(Instruction)
Exactly the lines from the start of the data below through the line that contains "(alz.south) |- (c4.west);" are to be copied, with pictures left out.

┌────────

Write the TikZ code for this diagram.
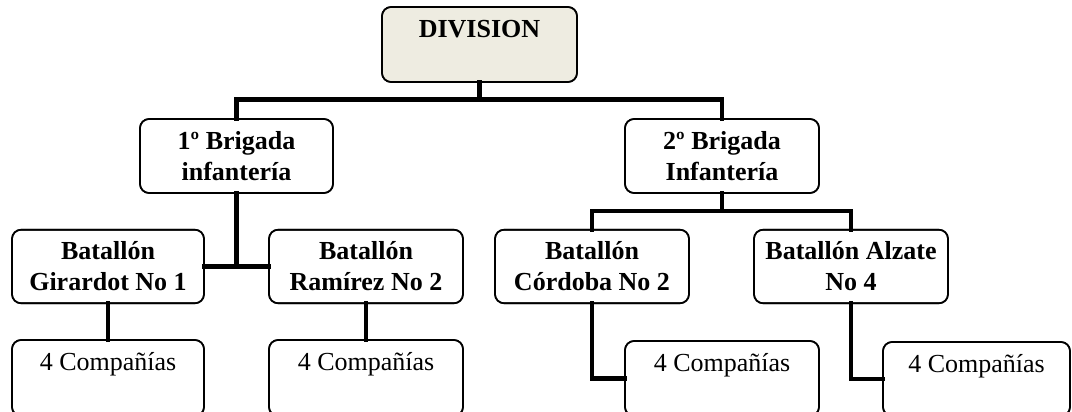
\documentclass[tikz,border=0pt]{standalone}
\usepackage{fontspec}
\setmainfont{Liberation Serif}
\definecolor{headfill}{HTML}{EEECE1}
\begin{document}
\begin{tikzpicture}[x=1pt,y=-1pt,
  box/.style={draw=black, line width=1.6pt, rounded corners=9pt, fill=white,
    minimum width=#1, minimum height=73.5pt, inner sep=0pt, outer sep=0pt},
  box/.default=194pt,
  lbl/.style={anchor=north, inner sep=0pt, align=center,
    font=\fontsize{26}{31}\selectfont},
  blbl/.style={lbl, font=\fontsize{26}{31}\selectfont\bfseries},
  link/.style={line width=4.6pt, line cap=rect}]
\useasboundingbox (0,0) rectangle (1072,412);
\clip (0,0) rectangle (1072,412);

% boxes
\node[box=195pt, fill=headfill, minimum height=75pt] (div) at (479.5,44.5) {};
\node[box=193pt, minimum height=74pt] (b1) at (236.5,156) {};
\node[box=194pt, minimum height=74pt] (b2) at (722,156) {};
\node[box=192pt] (gir) at (108,266.5) {};
\node[box=194pt] (ram) at (366,266.5) {};
\node[box=194pt] (cor) at (592,266.5) {};
\node[box=194pt] (alz) at (851,266.5) {};
\node[box=192pt, minimum height=76pt] (c1) at (108,378) {};
\node[box=194pt, minimum height=76pt] (c2) at (366,378) {};
\node[box=194pt, minimum height=75pt] (c3) at (722,378.5) {};
\node[box=187pt, minimum height=74pt] (c4) at (976.5,379) {};

% connectors
\draw[link] (div.south) -- ++(0,17.5) coordinate (top);
\draw[link] (b1.north) |- (top) -| (b2.north);
\draw[link] (b1.south) -- (b1.south |- gir.east);
\draw[link] (gir.east) -- (ram.west);
\draw[link] (gir.south) -- (c1.north);
\draw[link] (ram.south) -- (c2.north);
\draw[link] (b2.south) -- ++(0,18) coordinate (mid);
\draw[link] (cor.north) |- (mid) -| (alz.north);
\draw[link] (cor.south) |- (c3.west);
\draw[link] (alz.south) |- (c4.west);

% redraw box outlines over connector ends
\foreach \n in {div,b1,b2,gir,ram,cor,alz,c1,c2,c3,c4}
  \draw[line width=1.6pt, rounded corners=9pt]
    (\n.north west) rectangle (\n.south east);

% labels
\node[blbl] (tdiv) at ([yshift=-8.3pt]div.north) {\strut DIVISION};
\node[blbl] (tb1) at ([yshift=-8.3pt]b1.north) {\strut 1º Brigada\\infantería};
\node[blbl] (tb2) at ([yshift=-8.3pt]b2.north) {\strut 2º Brigada\\Infantería};
\node[blbl] (tgir) at ([yshift=-8.3pt]gir.north) {\strut Batallón\\Girardot No 1};
\node[blbl] (tram) at ([yshift=-8.3pt]ram.north) {\strut Batallón\\Ramírez No 2};
\node[blbl] (tcor) at ([yshift=-8.3pt]cor.north) {\strut Batallón\\Córdoba No 2};
\node[blbl] (talz) at ([yshift=-8.3pt]alz.north) {\strut Batallón Alzate\\No 4};
\node[lbl] (tc1) at ([yshift=-8.3pt]c1.north) {\strut 4 Compañías};
\node[lbl] (tc2) at ([yshift=-8.3pt]c2.north) {\strut 4 Compañías};
\node[lbl] (tc3) at ([yshift=-8.3pt]c3.north) {\strut 4 Compañías};
\node[lbl] (tc4) at ([yshift=-8.3pt]c4.north) {\strut 4 Compañías};
\end{tikzpicture}
\end{document}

└────────

(Problem solution)
Write the TikZ code for this diagram.
\documentclass[tikz,border=0pt]{standalone}
\usepackage{fontspec}
\setmainfont{Liberation Serif}
\definecolor{headfill}{HTML}{EEECE1}
\begin{document}
\begin{tikzpicture}[x=1pt,y=-1pt,
  box/.style={draw=black, line width=1.6pt, rounded corners=9pt, fill=white,
    minimum width=#1, minimum height=73.5pt, inner sep=0pt, outer sep=0pt},
  box/.default=194pt,
  lbl/.style={anchor=north, inner sep=0pt, align=center,
    font=\fontsize{26}{31}\selectfont},
  blbl/.style={lbl, font=\fontsize{26}{31}\selectfont\bfseries},
  link/.style={line width=4.6pt, line cap=rect}]
\useasboundingbox (0,0) rectangle (1072,412);
\clip (0,0) rectangle (1072,412);

% boxes
\node[box=195pt, fill=headfill, minimum height=75pt] (div) at (479.5,44.5) {};
\node[box=193pt, minimum height=74pt] (b1) at (236.5,156) {};
\node[box=194pt, minimum height=74pt] (b2) at (722,156) {};
\node[box=192pt] (gir) at (108,266.5) {};
\node[box=194pt] (ram) at (366,266.5) {};
\node[box=194pt] (cor) at (592,266.5) {};
\node[box=194pt] (alz) at (851,266.5) {};
\node[box=192pt, minimum height=76pt] (c1) at (108,378) {};
\node[box=194pt, minimum height=76pt] (c2) at (366,378) {};
\node[box=194pt, minimum height=75pt] (c3) at (722,378.5) {};
\node[box=187pt, minimum height=74pt] (c4) at (976.5,379) {};

% connectors
\draw[link] (div.south) -- ++(0,17.5) coordinate (top);
\draw[link] (b1.north) |- (top) -| (b2.north);
\draw[link] (b1.south) -- (b1.south |- gir.east);
\draw[link] (gir.east) -- (ram.west);
\draw[link] (gir.south) -- (c1.north);
\draw[link] (ram.south) -- (c2.north);
\draw[link] (b2.south) -- ++(0,18) coordinate (mid);
\draw[link] (cor.north) |- (mid) -| (alz.north);
\draw[link] (cor.south) |- (c3.west);
\draw[link] (alz.south) |- (c4.west);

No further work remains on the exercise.